**Work required**
Write out every line of the material as it stands, apart from the pictures.

**Material provided**
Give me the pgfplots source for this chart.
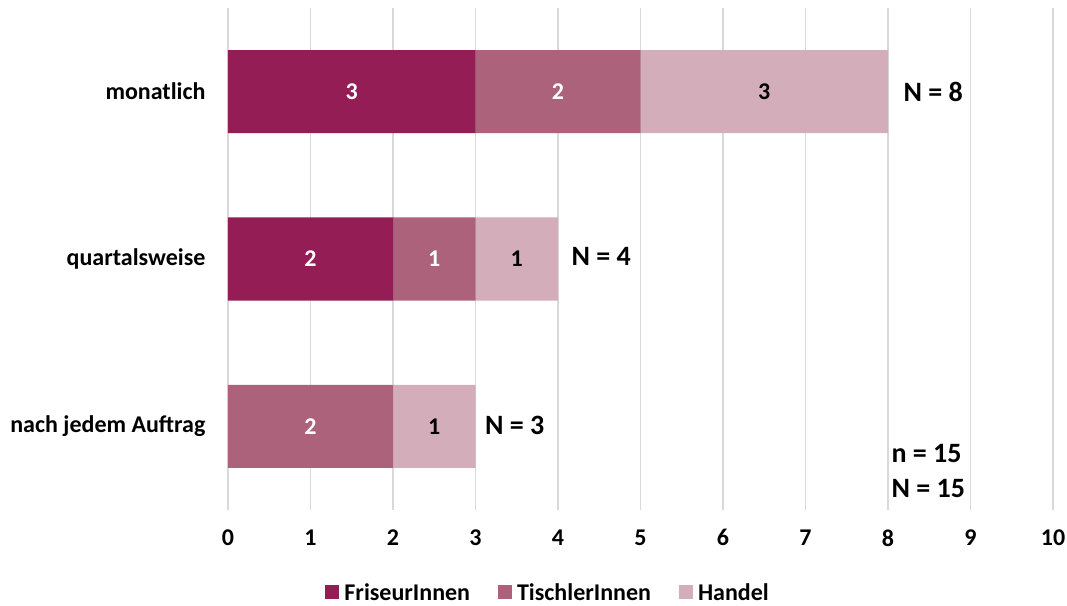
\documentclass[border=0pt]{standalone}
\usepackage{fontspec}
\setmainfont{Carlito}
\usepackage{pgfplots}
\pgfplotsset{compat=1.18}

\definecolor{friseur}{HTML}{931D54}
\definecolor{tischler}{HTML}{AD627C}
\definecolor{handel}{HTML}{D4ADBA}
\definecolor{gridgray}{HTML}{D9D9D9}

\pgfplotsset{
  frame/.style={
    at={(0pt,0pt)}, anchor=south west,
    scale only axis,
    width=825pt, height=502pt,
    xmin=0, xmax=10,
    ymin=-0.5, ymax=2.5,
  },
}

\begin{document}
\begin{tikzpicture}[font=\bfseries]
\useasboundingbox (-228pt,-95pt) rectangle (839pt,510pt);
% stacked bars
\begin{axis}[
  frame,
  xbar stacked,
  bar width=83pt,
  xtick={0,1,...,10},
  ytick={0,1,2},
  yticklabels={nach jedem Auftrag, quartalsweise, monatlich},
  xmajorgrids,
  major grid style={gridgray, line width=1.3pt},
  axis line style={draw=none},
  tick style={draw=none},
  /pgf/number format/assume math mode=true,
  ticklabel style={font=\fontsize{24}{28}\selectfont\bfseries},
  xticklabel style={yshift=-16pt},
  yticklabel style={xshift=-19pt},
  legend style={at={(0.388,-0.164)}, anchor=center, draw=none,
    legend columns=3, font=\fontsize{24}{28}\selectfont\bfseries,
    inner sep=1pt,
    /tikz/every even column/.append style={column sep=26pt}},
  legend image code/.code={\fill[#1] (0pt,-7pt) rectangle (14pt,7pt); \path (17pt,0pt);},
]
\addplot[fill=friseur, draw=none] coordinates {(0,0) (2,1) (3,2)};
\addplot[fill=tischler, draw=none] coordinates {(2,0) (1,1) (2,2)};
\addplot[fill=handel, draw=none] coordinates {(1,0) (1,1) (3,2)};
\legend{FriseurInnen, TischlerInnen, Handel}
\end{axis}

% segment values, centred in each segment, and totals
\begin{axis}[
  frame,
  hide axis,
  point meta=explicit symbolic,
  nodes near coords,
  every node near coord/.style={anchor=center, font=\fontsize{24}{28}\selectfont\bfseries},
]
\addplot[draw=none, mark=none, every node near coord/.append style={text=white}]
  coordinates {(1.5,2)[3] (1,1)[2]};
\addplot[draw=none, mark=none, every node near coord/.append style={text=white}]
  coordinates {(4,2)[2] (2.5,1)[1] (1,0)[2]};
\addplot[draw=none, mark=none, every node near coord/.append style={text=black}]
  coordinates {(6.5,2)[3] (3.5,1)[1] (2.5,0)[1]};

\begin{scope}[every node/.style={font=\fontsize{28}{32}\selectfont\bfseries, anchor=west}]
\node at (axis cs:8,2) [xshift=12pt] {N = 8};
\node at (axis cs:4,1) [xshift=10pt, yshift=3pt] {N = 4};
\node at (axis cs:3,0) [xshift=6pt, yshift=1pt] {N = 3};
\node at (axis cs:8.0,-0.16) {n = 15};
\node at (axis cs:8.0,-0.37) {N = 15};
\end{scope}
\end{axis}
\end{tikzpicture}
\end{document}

**Result**
Give me the pgfplots source for this chart.
\documentclass[border=0pt]{standalone}
\usepackage{fontspec}
\setmainfont{Carlito}
\usepackage{pgfplots}
\pgfplotsset{compat=1.18}

\definecolor{friseur}{HTML}{931D54}
\definecolor{tischler}{HTML}{AD627C}
\definecolor{handel}{HTML}{D4ADBA}
\definecolor{gridgray}{HTML}{D9D9D9}

\pgfplotsset{
  frame/.style={
    at={(0pt,0pt)}, anchor=south west,
    scale only axis,
    width=825pt, height=502pt,
    xmin=0, xmax=10,
    ymin=-0.5, ymax=2.5,
  },
}

\begin{document}
\begin{tikzpicture}[font=\bfseries]
\useasboundingbox (-228pt,-95pt) rectangle (839pt,510pt);
% stacked bars
\begin{axis}[
  frame,
  xbar stacked,
  bar width=83pt,
  xtick={0,1,...,10},
  ytick={0,1,2},
  yticklabels={nach jedem Auftrag, quartalsweise, monatlich},
  xmajorgrids,
  major grid style={gridgray, line width=1.3pt},
  axis line style={draw=none},
  tick style={draw=none},
  /pgf/number format/assume math mode=true,
  ticklabel style={font=\fontsize{24}{28}\selectfont\bfseries},
  xticklabel style={yshift=-16pt},
  yticklabel style={xshift=-19pt},
  legend style={at={(0.388,-0.164)}, anchor=center, draw=none,
    legend columns=3, font=\fontsize{24}{28}\selectfont\bfseries,
    inner sep=1pt,
    /tikz/every even column/.append style={column sep=26pt}},
  legend image code/.code={\fill[#1] (0pt,-7pt) rectangle (14pt,7pt); \path (17pt,0pt);},
]
\addplot[fill=friseur, draw=none] coordinates {(0,0) (2,1) (3,2)};
\addplot[fill=tischler, draw=none] coordinates {(2,0) (1,1) (2,2)};
\addplot[fill=handel, draw=none] coordinates {(1,0) (1,1) (3,2)};
\legend{FriseurInnen, TischlerInnen, Handel}
\end{axis}

% segment values, centred in each segment, and totals
\begin{axis}[
  frame,
  hide axis,
  point meta=explicit symbolic,
  nodes near coords,
  every node near coord/.style={anchor=center, font=\fontsize{24}{28}\selectfont\bfseries},
]
\addplot[draw=none, mark=none, every node near coord/.append style={text=white}]
  coordinates {(1.5,2)[3] (1,1)[2]};
\addplot[draw=none, mark=none, every node near coord/.append style={text=white}]
  coordinates {(4,2)[2] (2.5,1)[1] (1,0)[2]};
\addplot[draw=none, mark=none, every node near coord/.append style={text=black}]
  coordinates {(6.5,2)[3] (3.5,1)[1] (2.5,0)[1]};

\begin{scope}[every node/.style={font=\fontsize{28}{32}\selectfont\bfseries, anchor=west}]
\node at (axis cs:8,2) [xshift=12pt] {N = 8};
\node at (axis cs:4,1) [xshift=10pt, yshift=3pt] {N = 4};
\node at (axis cs:3,0) [xshift=6pt, yshift=1pt] {N = 3};
\node at (axis cs:8.0,-0.16) {n = 15};
\node at (axis cs:8.0,-0.37) {N = 15};
\end{scope}
\end{axis}
\end{tikzpicture}
\end{document}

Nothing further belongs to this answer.